◆ **SET PROBLEM**: Leaving out the pictures, retype all the material exactly.
-- Begin --
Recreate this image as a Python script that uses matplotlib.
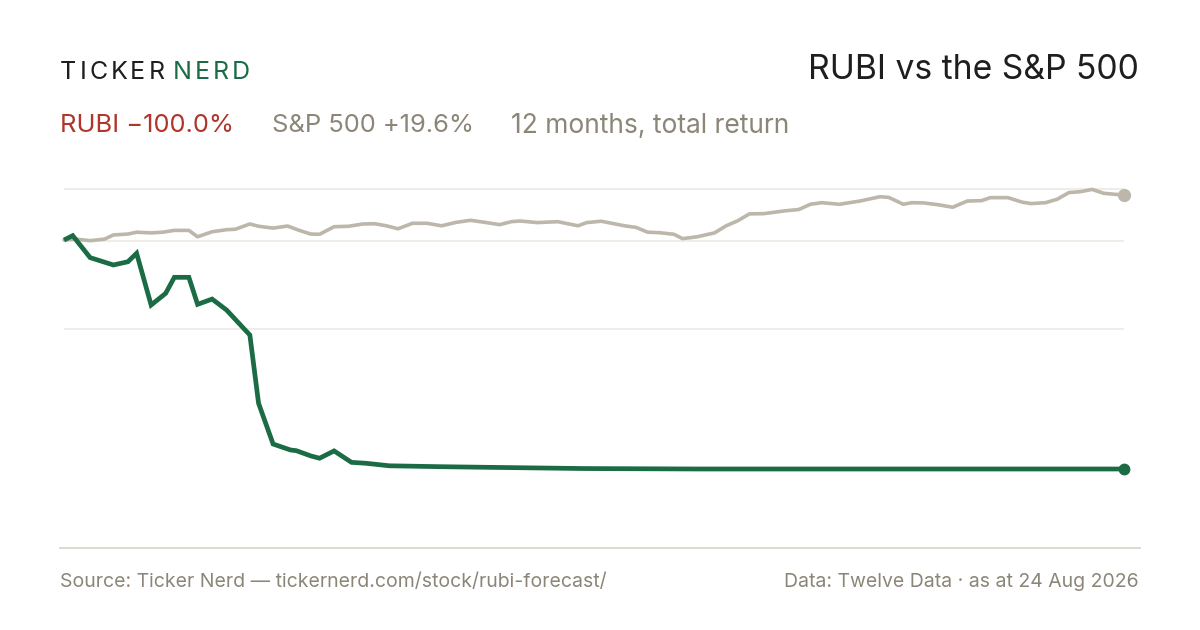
import matplotlib
matplotlib.use("Agg")
import matplotlib.pyplot as plt
from matplotlib.lines import Line2D

# ---------------- data ----------------
rubi_days = [0, 3, 9, 17, 22, 25, 30, 35, 38, 43, 46, 51, 56, 64, 67, 72, 78, 80,
             85, 88, 93, 99, 104, 112, 130, 148, 179, 219, 253, 288, 322, 365]
rubi_ret = [0.0, 1.9, -7.7, -10.9, -9.5, -5.8, -28.4, -23.3, -16.3, -16.3, -28.1,
            -25.8, -30.6, -41.5, -71.3, -89.1, -91.7, -92.0, -94.3, -95.3, -92.1,
            -97.1, -97.5, -98.6, -99.0, -99.3, -99.8, -100.0, -100.0, -100.0,
            -100.0, -100.0]

spx_days = [0, 4, 9, 14, 17, 22, 25, 30, 34, 38, 43, 46, 51, 56, 59, 64, 67, 72,
            77, 81, 85, 88, 93, 98, 103, 107, 111, 115, 120, 125, 130, 135, 140,
            145, 150, 154, 157, 163, 170, 177, 180, 185, 193, 197, 201, 205, 210,
            213, 218, 224, 228, 232, 236, 241, 248, 253, 257, 261, 267, 274, 281,
            284, 289, 292, 296, 301, 306, 311, 316, 319, 325, 330, 333, 338, 342,
            346, 350, 354, 358, 365]
spx_ret = [0.0, 0.4, -0.3, 0.4, 2.2, 2.6, 3.4, 3.1, 3.4, 4.2, 4.2, 1.4, 3.6, 4.5,
           4.7, 7.0, 6.0, 5.2, 6.1, 4.2, 2.6, 2.5, 5.8, 6.0, 7.0, 7.1, 6.2, 4.9,
           7.3, 7.3, 6.2, 7.7, 8.6, 7.7, 6.7, 8.0, 8.3, 7.6, 8.0, 6.2, 7.6, 8.2,
           6.2, 5.5, 3.4, 3.2, 2.5, 0.6, 1.4, 3.1, 6.2, 8.4, 11.4, 11.5, 12.7,
           13.3, 15.6, 16.3, 15.6, 17.0, 18.9, 18.6, 15.6, 16.3, 16.2, 15.4,
           14.3, 17.0, 17.2, 18.5, 18.5, 16.5, 15.9, 16.3, 17.8, 20.7, 21.1,
           22.1, 20.4, 19.6]

grid_levels = [22.3, -0.4, -38.9]

title = "RUBI vs the S&P 500"
rubi_label = "RUBI \u2212100.0%"
spx_label = "S&P 500 +19.6%"
period_label = "12 months, total return"
source_text = "Source: Ticker Nerd \u2014 tickernerd.com/stock/rubi-forecast/"
data_text = "Data: Twelve Data \u00b7 as at 24 Aug 2026"

# ---------------- style ----------------
GREEN = "#1b6b45"
GREY_LINE = "#bdb6aa"
GRID = "#ebe8e1"
RED = "#b0352b"
GREY_TEXT = "#8c8678"
DARK = "#1e1e1e"
FONT = ["Inter", "DejaVu Sans"]

W, H = 1200, 630
fig = plt.figure(figsize=(W / 100, H / 100), dpi=100)
fig.patch.set_facecolor("white")

def fx(px):
    return px / W

def fy(py):
    return 1 - py / H

# axes region in pixels
ax_l, ax_r, ax_t, ax_b = 64, 1124, 170, 510
ax = fig.add_axes([fx(ax_l), fy(ax_b), (ax_r - ax_l) / W, (ax_b - ax_t) / H])
ax.set_xlim(0, 365)
scale = 2.29  # px per percentage point
ax.set_ylim((240 - ax_b) / scale, (240 - ax_t) / scale)
ax.axis("off")

for g in grid_levels:
    ax.axhline(g, color=GRID, lw=1.1, zorder=1)

ax.plot(spx_days, spx_ret, color=GREY_LINE, lw=2.6, solid_joinstyle="round",
        solid_capstyle="round", zorder=2, clip_on=False)
ax.plot(rubi_days, rubi_ret, color=GREEN, lw=3.4, solid_joinstyle="miter",
        solid_capstyle="butt", zorder=3, clip_on=False)
ax.plot([spx_days[-1]], [spx_ret[-1]], "o", color=GREY_LINE, ms=8.5, zorder=4,
        clip_on=False)
ax.plot([rubi_days[-1]], [rubi_ret[-1]], "o", color=GREEN, ms=7.5, zorder=5,
        clip_on=False)

# separator line
fig.add_artist(Line2D([fx(60), fx(1140)], [fy(548), fy(548)], color="#dcd8cd",
                      lw=1.3, transform=fig.transFigure))

# ---------------- text ----------------
fig.canvas.draw()
renderer = fig.canvas.get_renderer()

def spaced(text, x_px, y_px, color, size, spacing_px):
    x = x_px
    for ch in text:
        t = fig.text(fx(x), fy(y_px), ch, color=color, fontsize=size,
                     family=FONT, va="baseline", ha="left")
        bb = t.get_window_extent(renderer=renderer)
        x = bb.x1 + spacing_px
    return x

xe = spaced("TICKER", 60, 79, DARK, 18, 3.0)
spaced("NERD", xe + 5, 79, GREEN, 18, 3.0)

fig.text(fx(1139), fy(79), title, ha="right", va="baseline", fontsize=24.2,
         color=DARK, family=FONT)

fig.text(fx(60), fy(132.5), rubi_label, ha="left", va="baseline", fontsize=18.4,
         color=RED, family=FONT)
fig.text(fx(272), fy(132.5), spx_label, ha="left", va="baseline", fontsize=18.4,
         color=GREY_TEXT, family=FONT)
fig.text(fx(511), fy(132.5), period_label, ha="left", va="baseline", fontsize=19,
         color=GREY_TEXT, family=FONT)

fig.text(fx(60), fy(587), source_text, ha="left", va="baseline", fontsize=14.0,
         color=GREY_TEXT, family=FONT)
fig.text(fx(1139), fy(587), data_text, ha="right", va="baseline", fontsize=14.0,
         color=GREY_TEXT, family=FONT)

fig.savefig("out.png", dpi=100, facecolor="white")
-- End --
◆ **REPLY**:
Recreate this image as a Python script that uses matplotlib.
import matplotlib
matplotlib.use("Agg")
import matplotlib.pyplot as plt
from matplotlib.lines import Line2D

# ---------------- data ----------------
rubi_days = [0, 3, 9, 17, 22, 25, 30, 35, 38, 43, 46, 51, 56, 64, 67, 72, 78, 80,
             85, 88, 93, 99, 104, 112, 130, 148, 179, 219, 253, 288, 322, 365]
rubi_ret = [0.0, 1.9, -7.7, -10.9, -9.5, -5.8, -28.4, -23.3, -16.3, -16.3, -28.1,
            -25.8, -30.6, -41.5, -71.3, -89.1, -91.7, -92.0, -94.3, -95.3, -92.1,
            -97.1, -97.5, -98.6, -99.0, -99.3, -99.8, -100.0, -100.0, -100.0,
            -100.0, -100.0]

spx_days = [0, 4, 9, 14, 17, 22, 25, 30, 34, 38, 43, 46, 51, 56, 59, 64, 67, 72,
            77, 81, 85, 88, 93, 98, 103, 107, 111, 115, 120, 125, 130, 135, 140,
            145, 150, 154, 157, 163, 170, 177, 180, 185, 193, 197, 201, 205, 210,
            213, 218, 224, 228, 232, 236, 241, 248, 253, 257, 261, 267, 274, 281,
            284, 289, 292, 296, 301, 306, 311, 316, 319, 325, 330, 333, 338, 342,
            346, 350, 354, 358, 365]
spx_ret = [0.0, 0.4, -0.3, 0.4, 2.2, 2.6, 3.4, 3.1, 3.4, 4.2, 4.2, 1.4, 3.6, 4.5,
           4.7, 7.0, 6.0, 5.2, 6.1, 4.2, 2.6, 2.5, 5.8, 6.0, 7.0, 7.1, 6.2, 4.9,
           7.3, 7.3, 6.2, 7.7, 8.6, 7.7, 6.7, 8.0, 8.3, 7.6, 8.0, 6.2, 7.6, 8.2,
           6.2, 5.5, 3.4, 3.2, 2.5, 0.6, 1.4, 3.1, 6.2, 8.4, 11.4, 11.5, 12.7,
           13.3, 15.6, 16.3, 15.6, 17.0, 18.9, 18.6, 15.6, 16.3, 16.2, 15.4,
           14.3, 17.0, 17.2, 18.5, 18.5, 16.5, 15.9, 16.3, 17.8, 20.7, 21.1,
           22.1, 20.4, 19.6]

grid_levels = [22.3, -0.4, -38.9]

title = "RUBI vs the S&P 500"
rubi_label = "RUBI \u2212100.0%"
spx_label = "S&P 500 +19.6%"
period_label = "12 months, total return"
source_text = "Source: Ticker Nerd \u2014 tickernerd.com/stock/rubi-forecast/"
data_text = "Data: Twelve Data \u00b7 as at 24 Aug 2026"

# ---------------- style ----------------
GREEN = "#1b6b45"
GREY_LINE = "#bdb6aa"
GRID = "#ebe8e1"
RED = "#b0352b"
GREY_TEXT = "#8c8678"
DARK = "#1e1e1e"
FONT = ["Inter", "DejaVu Sans"]

W, H = 1200, 630
fig = plt.figure(figsize=(W / 100, H / 100), dpi=100)
fig.patch.set_facecolor("white")

def fx(px):
    return px / W

def fy(py):
    return 1 - py / H

# axes region in pixels
ax_l, ax_r, ax_t, ax_b = 64, 1124, 170, 510
ax = fig.add_axes([fx(ax_l), fy(ax_b), (ax_r - ax_l) / W, (ax_b - ax_t) / H])
ax.set_xlim(0, 365)
scale = 2.29  # px per percentage point
ax.set_ylim((240 - ax_b) / scale, (240 - ax_t) / scale)
ax.axis("off")

for g in grid_levels:
    ax.axhline(g, color=GRID, lw=1.1, zorder=1)

ax.plot(spx_days, spx_ret, color=GREY_LINE, lw=2.6, solid_joinstyle="round",
        solid_capstyle="round", zorder=2, clip_on=False)
ax.plot(rubi_days, rubi_ret, color=GREEN, lw=3.4, solid_joinstyle="miter",
        solid_capstyle="butt", zorder=3, clip_on=False)
ax.plot([spx_days[-1]], [spx_ret[-1]], "o", color=GREY_LINE, ms=8.5, zorder=4,
        clip_on=False)
ax.plot([rubi_days[-1]], [rubi_ret[-1]], "o", color=GREEN, ms=7.5, zorder=5,
        clip_on=False)

# separator line
fig.add_artist(Line2D([fx(60), fx(1140)], [fy(548), fy(548)], color="#dcd8cd",
                      lw=1.3, transform=fig.transFigure))

# ---------------- text ----------------
fig.canvas.draw()
renderer = fig.canvas.get_renderer()

def spaced(text, x_px, y_px, color, size, spacing_px):
    x = x_px
    for ch in text:
        t = fig.text(fx(x), fy(y_px), ch, color=color, fontsize=size,
                     family=FONT, va="baseline", ha="left")
        bb = t.get_window_extent(renderer=renderer)
        x = bb.x1 + spacing_px
    return x

xe = spaced("TICKER", 60, 79, DARK, 18, 3.0)
spaced("NERD", xe + 5, 79, GREEN, 18, 3.0)

fig.text(fx(1139), fy(79), title, ha="right", va="baseline", fontsize=24.2,
         color=DARK, family=FONT)

fig.text(fx(60), fy(132.5), rubi_label, ha="left", va="baseline", fontsize=18.4,
         color=RED, family=FONT)
fig.text(fx(272), fy(132.5), spx_label, ha="left", va="baseline", fontsize=18.4,
         color=GREY_TEXT, family=FONT)
fig.text(fx(511), fy(132.5), period_label, ha="left", va="baseline", fontsize=19,
         color=GREY_TEXT, family=FONT)

fig.text(fx(60), fy(587), source_text, ha="left", va="baseline", fontsize=14.0,
         color=GREY_TEXT, family=FONT)
fig.text(fx(1139), fy(587), data_text, ha="right", va="baseline", fontsize=14.0,
         color=GREY_TEXT, family=FONT)

fig.savefig("out.png", dpi=100, facecolor="white")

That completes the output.